— TASK TO CARRY OUT —
All of the data should be repeated exactly; pictures are not part of the copy.

####################

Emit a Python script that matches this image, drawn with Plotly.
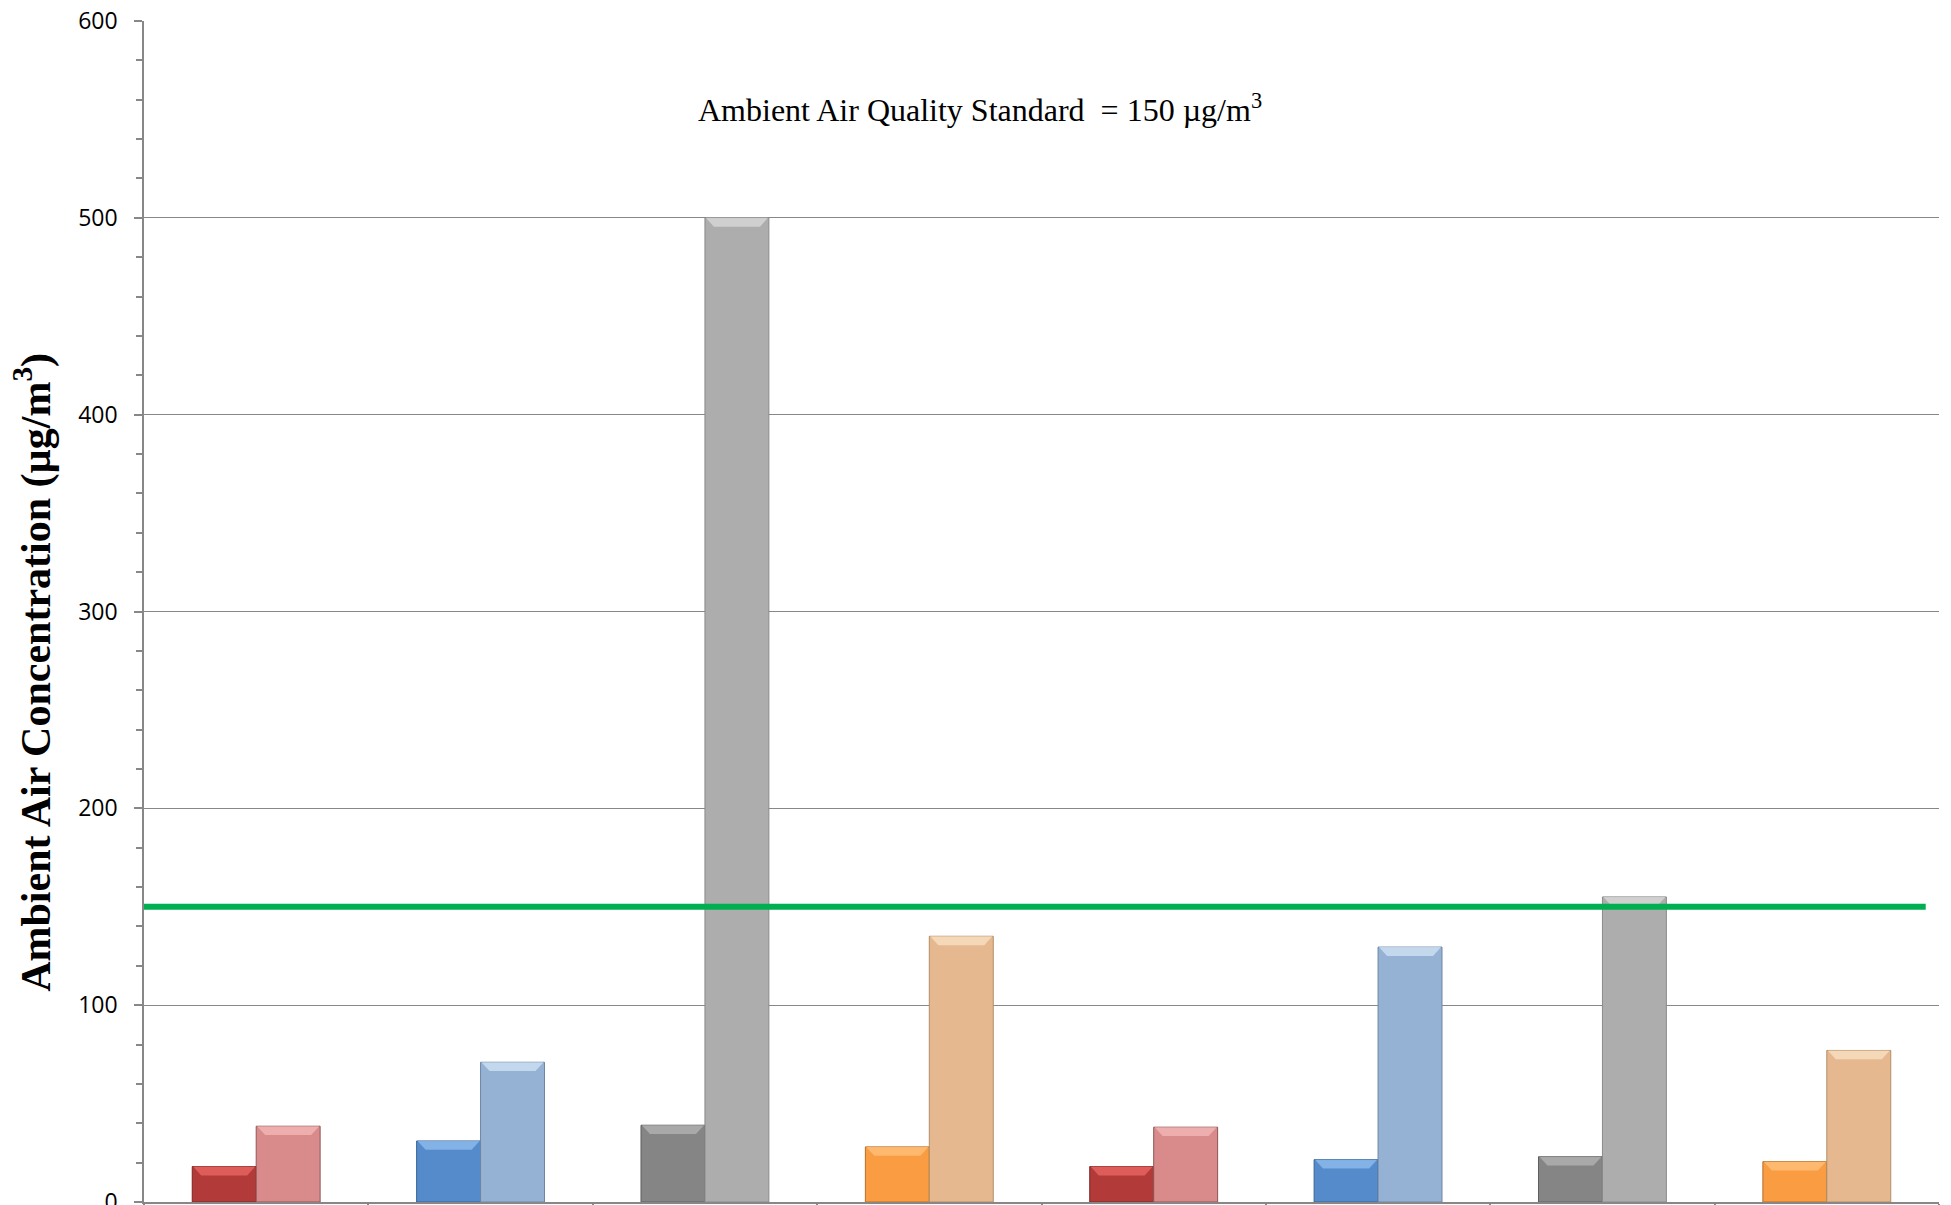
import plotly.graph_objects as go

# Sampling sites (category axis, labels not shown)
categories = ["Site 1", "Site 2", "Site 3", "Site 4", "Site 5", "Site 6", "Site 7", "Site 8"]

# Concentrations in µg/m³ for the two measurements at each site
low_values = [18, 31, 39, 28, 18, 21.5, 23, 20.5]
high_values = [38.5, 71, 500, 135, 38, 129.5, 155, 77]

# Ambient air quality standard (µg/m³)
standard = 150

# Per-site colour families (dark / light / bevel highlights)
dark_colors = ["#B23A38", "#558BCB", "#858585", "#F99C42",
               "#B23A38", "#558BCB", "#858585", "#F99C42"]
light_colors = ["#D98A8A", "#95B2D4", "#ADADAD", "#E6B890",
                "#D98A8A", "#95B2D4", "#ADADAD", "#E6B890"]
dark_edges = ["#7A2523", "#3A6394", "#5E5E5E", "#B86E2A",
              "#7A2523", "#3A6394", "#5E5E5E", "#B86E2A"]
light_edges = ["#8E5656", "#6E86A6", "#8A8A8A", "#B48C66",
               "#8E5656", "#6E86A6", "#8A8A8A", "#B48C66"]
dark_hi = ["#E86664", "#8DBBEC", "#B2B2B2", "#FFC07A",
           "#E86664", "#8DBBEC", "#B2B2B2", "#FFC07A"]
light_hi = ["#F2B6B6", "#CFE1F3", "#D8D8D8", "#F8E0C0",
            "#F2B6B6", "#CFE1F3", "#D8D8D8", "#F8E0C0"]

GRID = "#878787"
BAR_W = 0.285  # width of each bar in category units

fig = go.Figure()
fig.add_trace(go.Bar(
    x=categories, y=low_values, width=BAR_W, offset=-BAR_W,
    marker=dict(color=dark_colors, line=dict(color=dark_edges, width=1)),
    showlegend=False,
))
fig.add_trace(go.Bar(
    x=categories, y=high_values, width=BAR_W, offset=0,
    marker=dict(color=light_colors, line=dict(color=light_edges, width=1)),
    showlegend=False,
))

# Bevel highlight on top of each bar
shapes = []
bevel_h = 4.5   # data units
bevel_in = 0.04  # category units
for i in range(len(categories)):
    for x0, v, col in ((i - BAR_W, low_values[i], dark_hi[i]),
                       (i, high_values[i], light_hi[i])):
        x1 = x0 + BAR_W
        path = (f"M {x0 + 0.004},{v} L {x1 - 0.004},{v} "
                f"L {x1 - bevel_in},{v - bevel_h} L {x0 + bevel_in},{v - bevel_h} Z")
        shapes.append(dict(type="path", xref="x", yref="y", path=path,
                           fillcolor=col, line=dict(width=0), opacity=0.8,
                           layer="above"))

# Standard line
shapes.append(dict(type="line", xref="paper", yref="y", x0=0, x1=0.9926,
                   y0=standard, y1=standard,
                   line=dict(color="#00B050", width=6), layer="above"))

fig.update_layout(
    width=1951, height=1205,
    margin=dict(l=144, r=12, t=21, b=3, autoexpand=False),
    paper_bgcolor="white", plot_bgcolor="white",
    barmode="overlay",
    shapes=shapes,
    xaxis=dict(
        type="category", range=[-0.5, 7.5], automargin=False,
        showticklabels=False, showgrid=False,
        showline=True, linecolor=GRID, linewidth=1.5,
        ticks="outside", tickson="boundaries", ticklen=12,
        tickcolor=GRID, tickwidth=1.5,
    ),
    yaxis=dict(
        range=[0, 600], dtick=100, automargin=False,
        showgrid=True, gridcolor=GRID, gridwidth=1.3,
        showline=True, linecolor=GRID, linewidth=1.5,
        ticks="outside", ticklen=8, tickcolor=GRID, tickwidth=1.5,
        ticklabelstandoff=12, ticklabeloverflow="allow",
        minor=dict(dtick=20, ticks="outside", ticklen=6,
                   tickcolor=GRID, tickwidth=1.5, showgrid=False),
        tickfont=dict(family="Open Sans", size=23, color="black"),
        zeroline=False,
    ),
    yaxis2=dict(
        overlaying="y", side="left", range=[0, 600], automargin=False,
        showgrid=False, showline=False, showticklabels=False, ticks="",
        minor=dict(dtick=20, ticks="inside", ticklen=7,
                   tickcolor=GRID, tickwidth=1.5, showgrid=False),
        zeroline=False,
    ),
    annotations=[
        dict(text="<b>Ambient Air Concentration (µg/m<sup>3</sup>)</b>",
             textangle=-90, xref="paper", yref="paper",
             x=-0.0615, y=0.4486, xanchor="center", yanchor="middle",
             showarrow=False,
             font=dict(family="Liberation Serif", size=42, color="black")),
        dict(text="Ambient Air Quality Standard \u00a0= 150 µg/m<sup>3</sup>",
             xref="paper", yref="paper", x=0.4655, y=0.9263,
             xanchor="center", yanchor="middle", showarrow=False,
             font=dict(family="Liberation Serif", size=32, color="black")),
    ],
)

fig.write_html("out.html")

####################

— COMPLETE OUTPUT —
Emit a Python script that matches this image, drawn with Plotly.
import plotly.graph_objects as go

# Sampling sites (category axis, labels not shown)
categories = ["Site 1", "Site 2", "Site 3", "Site 4", "Site 5", "Site 6", "Site 7", "Site 8"]

# Concentrations in µg/m³ for the two measurements at each site
low_values = [18, 31, 39, 28, 18, 21.5, 23, 20.5]
high_values = [38.5, 71, 500, 135, 38, 129.5, 155, 77]

# Ambient air quality standard (µg/m³)
standard = 150

# Per-site colour families (dark / light / bevel highlights)
dark_colors = ["#B23A38", "#558BCB", "#858585", "#F99C42",
               "#B23A38", "#558BCB", "#858585", "#F99C42"]
light_colors = ["#D98A8A", "#95B2D4", "#ADADAD", "#E6B890",
                "#D98A8A", "#95B2D4", "#ADADAD", "#E6B890"]
dark_edges = ["#7A2523", "#3A6394", "#5E5E5E", "#B86E2A",
              "#7A2523", "#3A6394", "#5E5E5E", "#B86E2A"]
light_edges = ["#8E5656", "#6E86A6", "#8A8A8A", "#B48C66",
               "#8E5656", "#6E86A6", "#8A8A8A", "#B48C66"]
dark_hi = ["#E86664", "#8DBBEC", "#B2B2B2", "#FFC07A",
           "#E86664", "#8DBBEC", "#B2B2B2", "#FFC07A"]
light_hi = ["#F2B6B6", "#CFE1F3", "#D8D8D8", "#F8E0C0",
            "#F2B6B6", "#CFE1F3", "#D8D8D8", "#F8E0C0"]

GRID = "#878787"
BAR_W = 0.285  # width of each bar in category units

fig = go.Figure()
fig.add_trace(go.Bar(
    x=categories, y=low_values, width=BAR_W, offset=-BAR_W,
    marker=dict(color=dark_colors, line=dict(color=dark_edges, width=1)),
    showlegend=False,
))
fig.add_trace(go.Bar(
    x=categories, y=high_values, width=BAR_W, offset=0,
    marker=dict(color=light_colors, line=dict(color=light_edges, width=1)),
    showlegend=False,
))

# Bevel highlight on top of each bar
shapes = []
bevel_h = 4.5   # data units
bevel_in = 0.04  # category units
for i in range(len(categories)):
    for x0, v, col in ((i - BAR_W, low_values[i], dark_hi[i]),
                       (i, high_values[i], light_hi[i])):
        x1 = x0 + BAR_W
        path = (f"M {x0 + 0.004},{v} L {x1 - 0.004},{v} "
                f"L {x1 - bevel_in},{v - bevel_h} L {x0 + bevel_in},{v - bevel_h} Z")
        shapes.append(dict(type="path", xref="x", yref="y", path=path,
                           fillcolor=col, line=dict(width=0), opacity=0.8,
                           layer="above"))

# Standard line
shapes.append(dict(type="line", xref="paper", yref="y", x0=0, x1=0.9926,
                   y0=standard, y1=standard,
                   line=dict(color="#00B050", width=6), layer="above"))

fig.update_layout(
    width=1951, height=1205,
    margin=dict(l=144, r=12, t=21, b=3, autoexpand=False),
    paper_bgcolor="white", plot_bgcolor="white",
    barmode="overlay",
    shapes=shapes,
    xaxis=dict(
        type="category", range=[-0.5, 7.5], automargin=False,
        showticklabels=False, showgrid=False,
        showline=True, linecolor=GRID, linewidth=1.5,
        ticks="outside", tickson="boundaries", ticklen=12,
        tickcolor=GRID, tickwidth=1.5,
    ),
    yaxis=dict(
        range=[0, 600], dtick=100, automargin=False,
        showgrid=True, gridcolor=GRID, gridwidth=1.3,
        showline=True, linecolor=GRID, linewidth=1.5,
        ticks="outside", ticklen=8, tickcolor=GRID, tickwidth=1.5,
        ticklabelstandoff=12, ticklabeloverflow="allow",
        minor=dict(dtick=20, ticks="outside", ticklen=6,
                   tickcolor=GRID, tickwidth=1.5, showgrid=False),
        tickfont=dict(family="Open Sans", size=23, color="black"),
        zeroline=False,
    ),
    yaxis2=dict(
        overlaying="y", side="left", range=[0, 600], automargin=False,
        showgrid=False, showline=False, showticklabels=False, ticks="",
        minor=dict(dtick=20, ticks="inside", ticklen=7,
                   tickcolor=GRID, tickwidth=1.5, showgrid=False),
        zeroline=False,
    ),
    annotations=[
        dict(text="<b>Ambient Air Concentration (µg/m<sup>3</sup>)</b>",
             textangle=-90, xref="paper", yref="paper",
             x=-0.0615, y=0.4486, xanchor="center", yanchor="middle",
             showarrow=False,
             font=dict(family="Liberation Serif", size=42, color="black")),
        dict(text="Ambient Air Quality Standard \u00a0= 150 µg/m<sup>3</sup>",
             xref="paper", yref="paper", x=0.4655, y=0.9263,
             xanchor="center", yanchor="middle", showarrow=False,
             font=dict(family="Liberation Serif", size=32, color="black")),
    ],
)

fig.write_html("out.html")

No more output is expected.